>> begin Data provided
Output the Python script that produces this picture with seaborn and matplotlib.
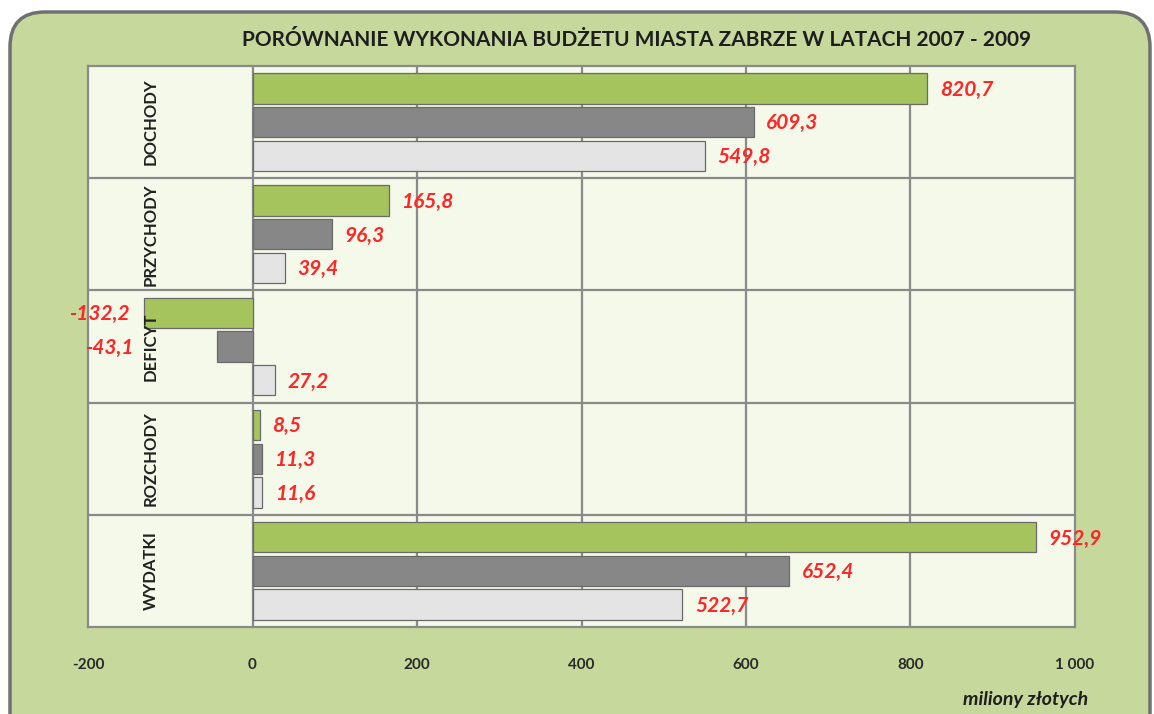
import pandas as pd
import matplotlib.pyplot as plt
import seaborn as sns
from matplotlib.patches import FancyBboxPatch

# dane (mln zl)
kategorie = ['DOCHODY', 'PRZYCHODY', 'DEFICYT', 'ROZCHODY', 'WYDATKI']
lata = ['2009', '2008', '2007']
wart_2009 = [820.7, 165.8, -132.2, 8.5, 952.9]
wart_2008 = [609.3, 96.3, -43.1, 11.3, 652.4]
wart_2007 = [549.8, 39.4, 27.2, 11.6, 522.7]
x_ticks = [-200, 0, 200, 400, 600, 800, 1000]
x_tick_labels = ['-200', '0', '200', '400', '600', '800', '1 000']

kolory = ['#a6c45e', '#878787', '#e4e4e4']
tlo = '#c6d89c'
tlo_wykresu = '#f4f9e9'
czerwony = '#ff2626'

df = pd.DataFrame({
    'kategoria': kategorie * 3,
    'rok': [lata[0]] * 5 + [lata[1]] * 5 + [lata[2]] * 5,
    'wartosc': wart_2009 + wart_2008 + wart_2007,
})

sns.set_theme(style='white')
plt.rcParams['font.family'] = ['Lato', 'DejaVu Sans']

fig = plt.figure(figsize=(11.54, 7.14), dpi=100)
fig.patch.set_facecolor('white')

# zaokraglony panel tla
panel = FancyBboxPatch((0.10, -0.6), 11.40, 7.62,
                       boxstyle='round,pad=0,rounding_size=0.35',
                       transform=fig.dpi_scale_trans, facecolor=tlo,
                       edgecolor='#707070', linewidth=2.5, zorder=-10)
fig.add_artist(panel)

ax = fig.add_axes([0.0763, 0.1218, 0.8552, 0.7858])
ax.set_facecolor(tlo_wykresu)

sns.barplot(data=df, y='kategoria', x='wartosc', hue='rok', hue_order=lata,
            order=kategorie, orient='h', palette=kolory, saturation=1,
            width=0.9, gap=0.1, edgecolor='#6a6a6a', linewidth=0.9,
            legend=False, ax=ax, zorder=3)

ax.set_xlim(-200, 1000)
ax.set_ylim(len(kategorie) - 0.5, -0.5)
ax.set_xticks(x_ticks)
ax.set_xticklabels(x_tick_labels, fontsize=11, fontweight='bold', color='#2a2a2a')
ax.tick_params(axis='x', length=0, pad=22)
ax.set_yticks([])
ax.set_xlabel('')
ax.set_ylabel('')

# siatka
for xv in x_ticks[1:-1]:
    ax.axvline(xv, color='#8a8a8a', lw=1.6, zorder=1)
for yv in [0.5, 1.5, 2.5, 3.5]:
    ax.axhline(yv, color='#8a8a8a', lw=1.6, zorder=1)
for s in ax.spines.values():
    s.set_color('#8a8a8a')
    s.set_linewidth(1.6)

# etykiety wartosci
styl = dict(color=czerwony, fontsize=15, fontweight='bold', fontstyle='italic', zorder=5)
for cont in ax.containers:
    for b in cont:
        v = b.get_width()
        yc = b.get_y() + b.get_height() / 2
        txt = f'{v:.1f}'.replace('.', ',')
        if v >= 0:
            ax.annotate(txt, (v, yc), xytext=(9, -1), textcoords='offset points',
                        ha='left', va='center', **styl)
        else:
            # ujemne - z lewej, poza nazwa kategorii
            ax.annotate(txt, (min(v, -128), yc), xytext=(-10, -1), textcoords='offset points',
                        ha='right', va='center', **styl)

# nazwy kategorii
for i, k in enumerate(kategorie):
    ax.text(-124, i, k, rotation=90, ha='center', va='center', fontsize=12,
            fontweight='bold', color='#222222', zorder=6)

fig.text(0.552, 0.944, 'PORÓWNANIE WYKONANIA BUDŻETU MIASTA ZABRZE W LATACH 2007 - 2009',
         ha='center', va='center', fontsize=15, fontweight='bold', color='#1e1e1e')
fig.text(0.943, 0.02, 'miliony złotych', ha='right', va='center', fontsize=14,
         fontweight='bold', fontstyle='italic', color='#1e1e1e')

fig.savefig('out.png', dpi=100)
>> end Data provided
*Given exercise*:
Restate the entire listing word for word, excluding pictures.

*Task answer*:
Output the Python script that produces this picture with seaborn and matplotlib.
import pandas as pd
import matplotlib.pyplot as plt
import seaborn as sns
from matplotlib.patches import FancyBboxPatch

# dane (mln zl)
kategorie = ['DOCHODY', 'PRZYCHODY', 'DEFICYT', 'ROZCHODY', 'WYDATKI']
lata = ['2009', '2008', '2007']
wart_2009 = [820.7, 165.8, -132.2, 8.5, 952.9]
wart_2008 = [609.3, 96.3, -43.1, 11.3, 652.4]
wart_2007 = [549.8, 39.4, 27.2, 11.6, 522.7]
x_ticks = [-200, 0, 200, 400, 600, 800, 1000]
x_tick_labels = ['-200', '0', '200', '400', '600', '800', '1 000']

kolory = ['#a6c45e', '#878787', '#e4e4e4']
tlo = '#c6d89c'
tlo_wykresu = '#f4f9e9'
czerwony = '#ff2626'

df = pd.DataFrame({
    'kategoria': kategorie * 3,
    'rok': [lata[0]] * 5 + [lata[1]] * 5 + [lata[2]] * 5,
    'wartosc': wart_2009 + wart_2008 + wart_2007,
})

sns.set_theme(style='white')
plt.rcParams['font.family'] = ['Lato', 'DejaVu Sans']

fig = plt.figure(figsize=(11.54, 7.14), dpi=100)
fig.patch.set_facecolor('white')

# zaokraglony panel tla
panel = FancyBboxPatch((0.10, -0.6), 11.40, 7.62,
                       boxstyle='round,pad=0,rounding_size=0.35',
                       transform=fig.dpi_scale_trans, facecolor=tlo,
                       edgecolor='#707070', linewidth=2.5, zorder=-10)
fig.add_artist(panel)

ax = fig.add_axes([0.0763, 0.1218, 0.8552, 0.7858])
ax.set_facecolor(tlo_wykresu)

sns.barplot(data=df, y='kategoria', x='wartosc', hue='rok', hue_order=lata,
            order=kategorie, orient='h', palette=kolory, saturation=1,
            width=0.9, gap=0.1, edgecolor='#6a6a6a', linewidth=0.9,
            legend=False, ax=ax, zorder=3)

ax.set_xlim(-200, 1000)
ax.set_ylim(len(kategorie) - 0.5, -0.5)
ax.set_xticks(x_ticks)
ax.set_xticklabels(x_tick_labels, fontsize=11, fontweight='bold', color='#2a2a2a')
ax.tick_params(axis='x', length=0, pad=22)
ax.set_yticks([])
ax.set_xlabel('')
ax.set_ylabel('')

# siatka
for xv in x_ticks[1:-1]:
    ax.axvline(xv, color='#8a8a8a', lw=1.6, zorder=1)
for yv in [0.5, 1.5, 2.5, 3.5]:
    ax.axhline(yv, color='#8a8a8a', lw=1.6, zorder=1)
for s in ax.spines.values():
    s.set_color('#8a8a8a')
    s.set_linewidth(1.6)

# etykiety wartosci
styl = dict(color=czerwony, fontsize=15, fontweight='bold', fontstyle='italic', zorder=5)
for cont in ax.containers:
    for b in cont:
        v = b.get_width()
        yc = b.get_y() + b.get_height() / 2
        txt = f'{v:.1f}'.replace('.', ',')
        if v >= 0:
            ax.annotate(txt, (v, yc), xytext=(9, -1), textcoords='offset points',
                        ha='left', va='center', **styl)
        else:
            # ujemne - z lewej, poza nazwa kategorii
            ax.annotate(txt, (min(v, -128), yc), xytext=(-10, -1), textcoords='offset points',
                        ha='right', va='center', **styl)

# nazwy kategorii
for i, k in enumerate(kategorie):
    ax.text(-124, i, k, rotation=90, ha='center', va='center', fontsize=12,
            fontweight='bold', color='#222222', zorder=6)

fig.text(0.552, 0.944, 'PORÓWNANIE WYKONANIA BUDŻETU MIASTA ZABRZE W LATACH 2007 - 2009',
         ha='center', va='center', fontsize=15, fontweight='bold', color='#1e1e1e')
fig.text(0.943, 0.02, 'miliony złotych', ha='right', va='center', fontsize=14,
         fontweight='bold', fontstyle='italic', color='#1e1e1e')

fig.savefig('out.png', dpi=100)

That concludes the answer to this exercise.